Il affirme dès lors que «ces poseurs de plaintes sont autant de poseurs de bombes placées aux fondements de la République», et craint que cela puisse mener au pouvoir des «hommes forts» qui risquent de nuire à «cet équilibre fragile et instable qu’on appelle une démocratie».
Les plaintes contre le gouvernement
Depuis le début du confinement, à la mi-mars, la Cour de justice de la République, seul organe compétent pour juger les actes du gouvernement, a reçu 71 plaintes contre des ministres en fonction, a révélé le Journal du dimanche (JDD) samedi 23 mai. Celles-ci visent en particulier Édouard Philippe, seul responsable pénal pour l’ensemble des actions du gouvernement, sachant qu’Emmanuel Macron est protégé par une immunité de principe liée à sa fonction.
Quelques plaintes visent également Agnès Buzyn et Olivier Véran du ministère de la Santé, d’autres encore concernent, dans une moindre mesure, Nicole Belloubet, ministre de la Justice, Christophe Castaner (Intérieur) et Muriel Pénicaud (Travail). D’autres procédures ont également été recueillies par les parquets territoriaux, précise le JDD.

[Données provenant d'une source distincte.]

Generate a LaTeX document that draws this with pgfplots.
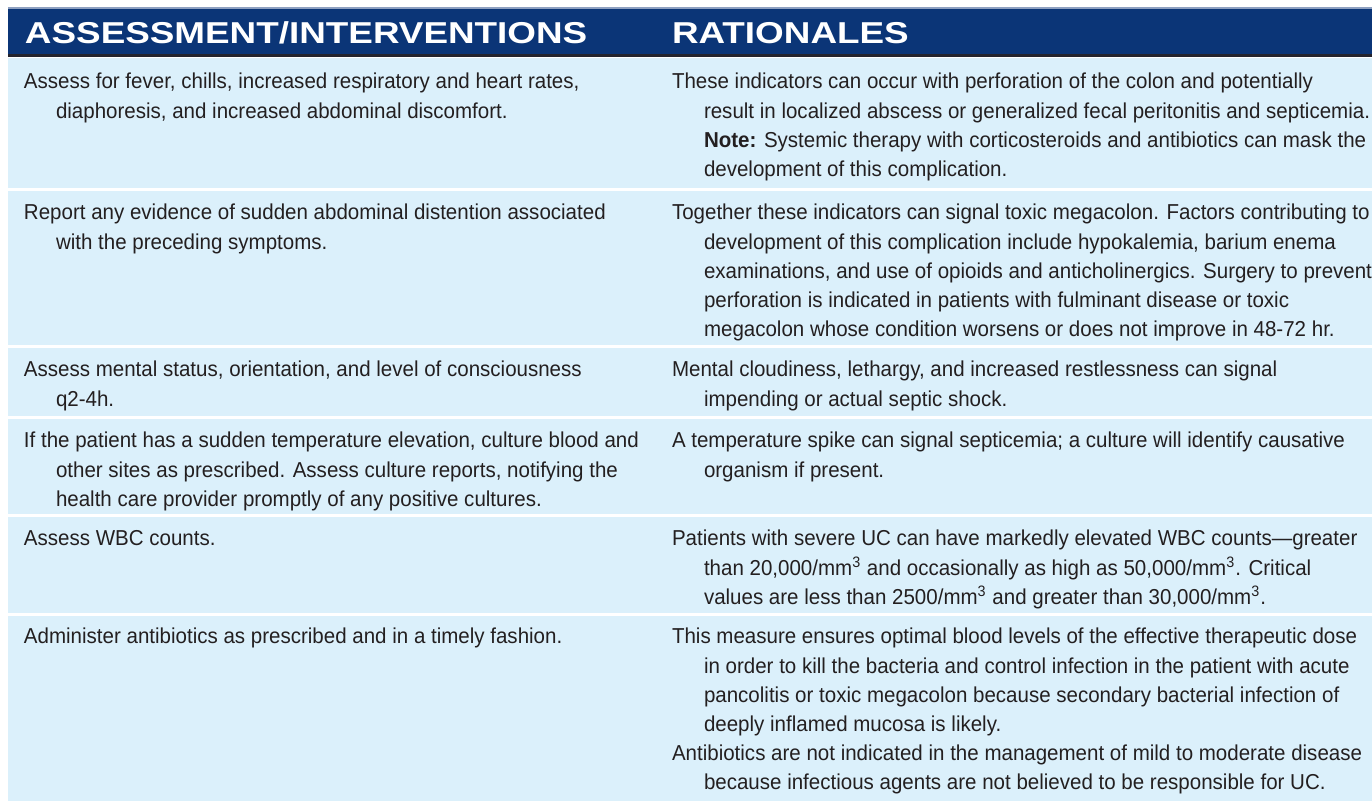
\documentclass[border=0pt]{standalone}
\usepackage{pgfplots}
\pgfplotsset{compat=1.18}
\usepackage{fontspec}
\setmainfont[FakeStretch=0.95]{Liberation Sans}
\newfontfamily\headfont[FakeStretch=1.22]{Liberation Sans}
\definecolor{hdr}{HTML}{0B3577}
\definecolor{hdrline}{HTML}{24242E}
\definecolor{hdrtop}{HTML}{8EA0C0}
\definecolor{rowbg}{HTML}{DBF0FB}
\definecolor{txt}{HTML}{231F20}
\newcommand{\body}{\fontsize{10.8}{14.6}\selectfont}
\newcommand{\sq}{\textsuperscript{3}}
\tikzset{c/.style={anchor=base west,inner sep=0pt,outer sep=0pt,text=txt,font=\body},
         h/.style={anchor=base west,inner sep=0pt,outer sep=0pt,text=white,font=\headfont\bfseries\fontsize{15.1}{18}\selectfont}}
\begin{document}
\begin{tikzpicture}
\begin{axis}[width=686pt,height=400.5pt,scale only axis,
  xmin=0,xmax=1372,ymin=0,ymax=801,y dir=reverse,
  axis lines=none,clip=false]
% header
\addplot[fill=hdr,draw=none] coordinates {(8,8) (1372,8) (1372,54) (8,54)} -- cycle;
\addplot[fill=hdrtop,draw=none] coordinates {(8,7.5) (1372,7.5) (1372,9) (8,9)} -- cycle;
\addplot[fill=hdrline,draw=none] coordinates {(8,54) (1372,54) (1372,57) (8,57)} -- cycle;
% rows
\addplot[fill=rowbg,draw=none] coordinates {(8,58) (1372,58) (1372,188) (8,188)} -- cycle;
\addplot[fill=rowbg,draw=none] coordinates {(8,191) (1372,191) (1372,345) (8,345)} -- cycle;
\addplot[fill=rowbg,draw=none] coordinates {(8,348) (1372,348) (1372,416) (8,416)} -- cycle;
\addplot[fill=rowbg,draw=none] coordinates {(8,419) (1372,419) (1372,514) (8,514)} -- cycle;
\addplot[fill=rowbg,draw=none] coordinates {(8,517) (1372,517) (1372,613) (8,613)} -- cycle;
\addplot[fill=rowbg,draw=none] coordinates {(8,616) (1372,616) (1372,801) (8,801)} -- cycle;
% header text
\node[h] at (axis cs:25,44) {ASSESSMENT/INTERVENTIONS};
\node[h] at (axis cs:672,44) {RATIONALES};
% row 1
\node[c] at (axis cs:24,89) {Assess for fever, chills, increased respiratory and heart rates,};
\node[c] at (axis cs:56,118.2) {diaphoresis, and increased abdominal discomfort.};
\node[c] at (axis cs:672,89) {These indicators can occur with perforation of the colon and potentially};
\node[c] at (axis cs:704,118.2) {result in localized abscess or generalized fecal peritonitis and septicemia.};
\node[c] at (axis cs:704,147.4) {\textbf{Note:} Systemic therapy with corticosteroids and antibiotics can mask the};
\node[c] at (axis cs:704,176.6) {development of this complication.};
% row 2
\node[c] at (axis cs:24,220) {Report any evidence of sudden abdominal distention associated};
\node[c] at (axis cs:56,249.2) {with the preceding symptoms.};
\node[c] at (axis cs:672,220) {Together these indicators can signal toxic megacolon. Factors contributing to};
\node[c] at (axis cs:704,249.2) {development of this complication include hypokalemia, barium enema};
\node[c] at (axis cs:704,278.4) {examinations, and use of opioids and anticholinergics. Surgery to prevent};
\node[c] at (axis cs:704,307.6) {perforation is indicated in patients with fulminant disease or toxic};
\node[c] at (axis cs:704,336.8) {megacolon whose condition worsens or does not improve in 48-72 hr.};
% row 3
\node[c] at (axis cs:24,377) {Assess mental status, orientation, and level of consciousness};
\node[c] at (axis cs:56,406.2) {q2-4h.};
\node[c] at (axis cs:672,377) {Mental cloudiness, lethargy, and increased restlessness can signal};
\node[c] at (axis cs:704,406.2) {impending or actual septic shock.};
% row 4
\node[c] at (axis cs:24,448) {If the patient has a sudden temperature elevation, culture blood and};
\node[c] at (axis cs:56,477.2) {other sites as prescribed. Assess culture reports, notifying the};
\node[c] at (axis cs:56,506.4) {health care provider promptly of any positive cultures.};
\node[c] at (axis cs:672,448) {A temperature spike can signal septicemia; a culture will identify causative};
\node[c] at (axis cs:704,477.2) {organism if present.};
% row 5
\node[c] at (axis cs:24,546) {Assess WBC counts.};
\node[c] at (axis cs:672,546) {Patients with severe UC can have markedly elevated WBC counts---greater};
\node[c] at (axis cs:704,575.2) {than 20,000/mm\sq{} and occasionally as high as 50,000/mm\sq. Critical};
\node[c] at (axis cs:704,604.4) {values are less than 2500/mm\sq{} and greater than 30,000/mm\sq.};
% row 6
\node[c] at (axis cs:24,644) {Administer antibiotics as prescribed and in a timely fashion.};
\node[c] at (axis cs:672,644) {This measure ensures optimal blood levels of the effective therapeutic dose};
\node[c] at (axis cs:704,673.2) {in order to kill the bacteria and control infection in the patient with acute};
\node[c] at (axis cs:704,702.4) {pancolitis or toxic megacolon because secondary bacterial infection of};
\node[c] at (axis cs:704,731.6) {deeply inflamed mucosa is likely.};
\node[c] at (axis cs:672,760.8) {Antibiotics are not indicated in the management of mild to moderate disease};
\node[c] at (axis cs:704,790) {because infectious agents are not believed to be responsible for UC.};
\end{axis}
\pgfresetboundingbox
\path (current axis.south west) rectangle (current axis.north east);
\end{tikzpicture}
\end{document}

«Beaucoup de plaintes ne sont pas crédibles», affirme auprès du journal Me Hervé Banbanaste, représentant d’une candidate lyonnaise aux municipales infectée par le coronavirus qui a déposé une plainte contre M.Castaner. «Mais beaucoup d'autres, longues de dizaines de pages et rédigées par des avocats, comportent des motifs étayés». Nombre d’entre elles se basent sur l’article 227-3 du Code pénal, lequel sanctionne l’«abstention volontaire» des ministres de prendre des mesures. Les magistrats devraient y donner suite «courant juin».